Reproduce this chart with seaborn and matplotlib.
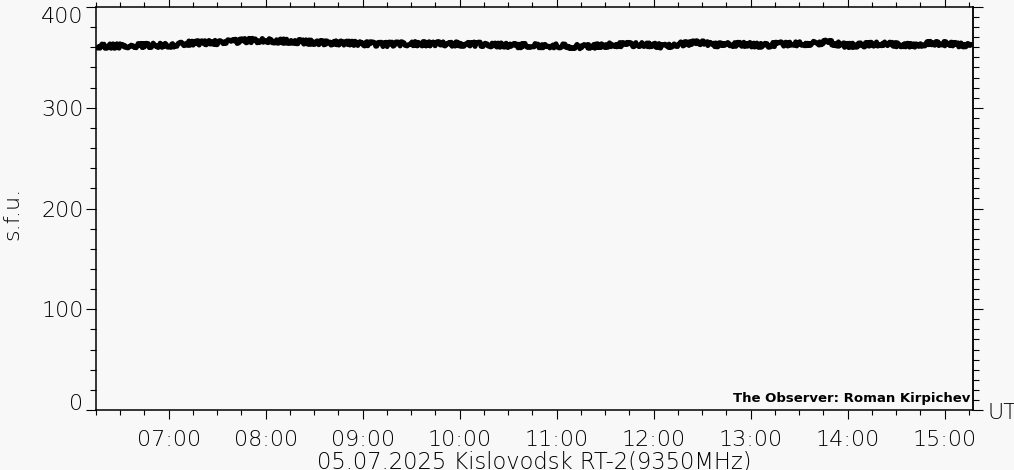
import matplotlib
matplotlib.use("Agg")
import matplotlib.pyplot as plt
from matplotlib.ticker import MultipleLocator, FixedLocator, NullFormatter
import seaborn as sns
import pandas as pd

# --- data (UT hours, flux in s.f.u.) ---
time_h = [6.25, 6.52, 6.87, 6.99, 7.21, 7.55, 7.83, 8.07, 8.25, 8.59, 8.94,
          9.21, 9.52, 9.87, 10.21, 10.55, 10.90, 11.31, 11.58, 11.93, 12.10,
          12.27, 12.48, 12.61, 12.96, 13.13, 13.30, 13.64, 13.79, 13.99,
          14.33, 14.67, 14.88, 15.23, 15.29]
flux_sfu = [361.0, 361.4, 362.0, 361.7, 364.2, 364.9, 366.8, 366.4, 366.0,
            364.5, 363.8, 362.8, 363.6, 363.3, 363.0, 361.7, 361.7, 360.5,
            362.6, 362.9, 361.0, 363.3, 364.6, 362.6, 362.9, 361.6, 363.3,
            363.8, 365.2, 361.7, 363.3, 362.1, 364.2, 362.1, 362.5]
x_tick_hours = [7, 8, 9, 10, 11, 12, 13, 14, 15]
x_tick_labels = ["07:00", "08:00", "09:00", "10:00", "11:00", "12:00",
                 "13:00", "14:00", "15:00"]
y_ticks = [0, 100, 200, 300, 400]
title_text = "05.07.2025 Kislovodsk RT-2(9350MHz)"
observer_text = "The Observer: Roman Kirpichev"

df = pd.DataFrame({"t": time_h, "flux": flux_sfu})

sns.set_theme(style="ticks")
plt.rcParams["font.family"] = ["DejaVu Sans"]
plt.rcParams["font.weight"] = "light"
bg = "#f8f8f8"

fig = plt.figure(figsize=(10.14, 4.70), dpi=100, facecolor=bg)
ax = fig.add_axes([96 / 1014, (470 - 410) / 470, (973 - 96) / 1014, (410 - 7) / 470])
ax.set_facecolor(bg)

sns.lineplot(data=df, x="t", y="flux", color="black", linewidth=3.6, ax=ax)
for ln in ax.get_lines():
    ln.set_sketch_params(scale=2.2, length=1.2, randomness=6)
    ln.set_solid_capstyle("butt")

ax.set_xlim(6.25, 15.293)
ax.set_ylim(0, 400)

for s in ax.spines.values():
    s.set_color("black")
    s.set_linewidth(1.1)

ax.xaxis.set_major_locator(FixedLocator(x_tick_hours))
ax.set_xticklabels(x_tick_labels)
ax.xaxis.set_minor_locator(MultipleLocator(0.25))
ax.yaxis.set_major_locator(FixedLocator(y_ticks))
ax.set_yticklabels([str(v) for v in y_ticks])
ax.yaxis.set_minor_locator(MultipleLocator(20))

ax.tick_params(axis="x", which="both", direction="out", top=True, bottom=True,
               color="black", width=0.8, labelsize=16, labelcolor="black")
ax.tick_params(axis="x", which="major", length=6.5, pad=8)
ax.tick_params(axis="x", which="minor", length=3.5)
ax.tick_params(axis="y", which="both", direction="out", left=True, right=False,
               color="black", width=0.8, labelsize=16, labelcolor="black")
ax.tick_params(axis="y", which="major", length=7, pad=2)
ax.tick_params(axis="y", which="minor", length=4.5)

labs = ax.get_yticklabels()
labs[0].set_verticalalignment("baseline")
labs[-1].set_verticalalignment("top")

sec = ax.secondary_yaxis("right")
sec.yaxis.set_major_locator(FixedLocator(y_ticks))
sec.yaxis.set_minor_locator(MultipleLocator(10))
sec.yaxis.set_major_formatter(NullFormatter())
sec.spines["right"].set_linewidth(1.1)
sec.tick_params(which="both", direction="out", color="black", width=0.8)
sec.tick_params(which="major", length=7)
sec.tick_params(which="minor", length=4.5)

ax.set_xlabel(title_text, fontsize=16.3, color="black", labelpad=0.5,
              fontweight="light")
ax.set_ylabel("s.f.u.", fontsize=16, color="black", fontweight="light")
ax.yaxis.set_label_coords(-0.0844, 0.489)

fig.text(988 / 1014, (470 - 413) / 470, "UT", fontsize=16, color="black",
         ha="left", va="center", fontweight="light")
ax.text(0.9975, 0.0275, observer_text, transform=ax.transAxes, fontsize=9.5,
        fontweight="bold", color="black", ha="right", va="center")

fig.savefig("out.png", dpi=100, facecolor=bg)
***
Omit the pictures and give the material again, exactly and in full.

Reproduce this chart with seaborn and matplotlib.
import matplotlib
matplotlib.use("Agg")
import matplotlib.pyplot as plt
from matplotlib.ticker import MultipleLocator, FixedLocator, NullFormatter
import seaborn as sns
import pandas as pd

# --- data (UT hours, flux in s.f.u.) ---
time_h = [6.25, 6.52, 6.87, 6.99, 7.21, 7.55, 7.83, 8.07, 8.25, 8.59, 8.94,
          9.21, 9.52, 9.87, 10.21, 10.55, 10.90, 11.31, 11.58, 11.93, 12.10,
          12.27, 12.48, 12.61, 12.96, 13.13, 13.30, 13.64, 13.79, 13.99,
          14.33, 14.67, 14.88, 15.23, 15.29]
flux_sfu = [361.0, 361.4, 362.0, 361.7, 364.2, 364.9, 366.8, 366.4, 366.0,
            364.5, 363.8, 362.8, 363.6, 363.3, 363.0, 361.7, 361.7, 360.5,
            362.6, 362.9, 361.0, 363.3, 364.6, 362.6, 362.9, 361.6, 363.3,
            363.8, 365.2, 361.7, 363.3, 362.1, 364.2, 362.1, 362.5]
x_tick_hours = [7, 8, 9, 10, 11, 12, 13, 14, 15]
x_tick_labels = ["07:00", "08:00", "09:00", "10:00", "11:00", "12:00",
                 "13:00", "14:00", "15:00"]
y_ticks = [0, 100, 200, 300, 400]
title_text = "05.07.2025 Kislovodsk RT-2(9350MHz)"
observer_text = "The Observer: Roman Kirpichev"

df = pd.DataFrame({"t": time_h, "flux": flux_sfu})

sns.set_theme(style="ticks")
plt.rcParams["font.family"] = ["DejaVu Sans"]
plt.rcParams["font.weight"] = "light"
bg = "#f8f8f8"

fig = plt.figure(figsize=(10.14, 4.70), dpi=100, facecolor=bg)
ax = fig.add_axes([96 / 1014, (470 - 410) / 470, (973 - 96) / 1014, (410 - 7) / 470])
ax.set_facecolor(bg)

sns.lineplot(data=df, x="t", y="flux", color="black", linewidth=3.6, ax=ax)
for ln in ax.get_lines():
    ln.set_sketch_params(scale=2.2, length=1.2, randomness=6)
    ln.set_solid_capstyle("butt")

ax.set_xlim(6.25, 15.293)
ax.set_ylim(0, 400)

for s in ax.spines.values():
    s.set_color("black")
    s.set_linewidth(1.1)

ax.xaxis.set_major_locator(FixedLocator(x_tick_hours))
ax.set_xticklabels(x_tick_labels)
ax.xaxis.set_minor_locator(MultipleLocator(0.25))
ax.yaxis.set_major_locator(FixedLocator(y_ticks))
ax.set_yticklabels([str(v) for v in y_ticks])
ax.yaxis.set_minor_locator(MultipleLocator(20))

ax.tick_params(axis="x", which="both", direction="out", top=True, bottom=True,
               color="black", width=0.8, labelsize=16, labelcolor="black")
ax.tick_params(axis="x", which="major", length=6.5, pad=8)
ax.tick_params(axis="x", which="minor", length=3.5)
ax.tick_params(axis="y", which="both", direction="out", left=True, right=False,
               color="black", width=0.8, labelsize=16, labelcolor="black")
ax.tick_params(axis="y", which="major", length=7, pad=2)
ax.tick_params(axis="y", which="minor", length=4.5)

labs = ax.get_yticklabels()
labs[0].set_verticalalignment("baseline")
labs[-1].set_verticalalignment("top")

sec = ax.secondary_yaxis("right")
sec.yaxis.set_major_locator(FixedLocator(y_ticks))
sec.yaxis.set_minor_locator(MultipleLocator(10))
sec.yaxis.set_major_formatter(NullFormatter())
sec.spines["right"].set_linewidth(1.1)
sec.tick_params(which="both", direction="out", color="black", width=0.8)
sec.tick_params(which="major", length=7)
sec.tick_params(which="minor", length=4.5)

ax.set_xlabel(title_text, fontsize=16.3, color="black", labelpad=0.5,
              fontweight="light")
ax.set_ylabel("s.f.u.", fontsize=16, color="black", fontweight="light")
ax.yaxis.set_label_coords(-0.0844, 0.489)

fig.text(988 / 1014, (470 - 413) / 470, "UT", fontsize=16, color="black",
         ha="left", va="center", fontweight="light")
ax.text(0.9975, 0.0275, observer_text, transform=ax.transAxes, fontsize=9.5,
        fontweight="bold", color="black", ha="right", va="center")

fig.savefig("out.png", dpi=100, facecolor=bg)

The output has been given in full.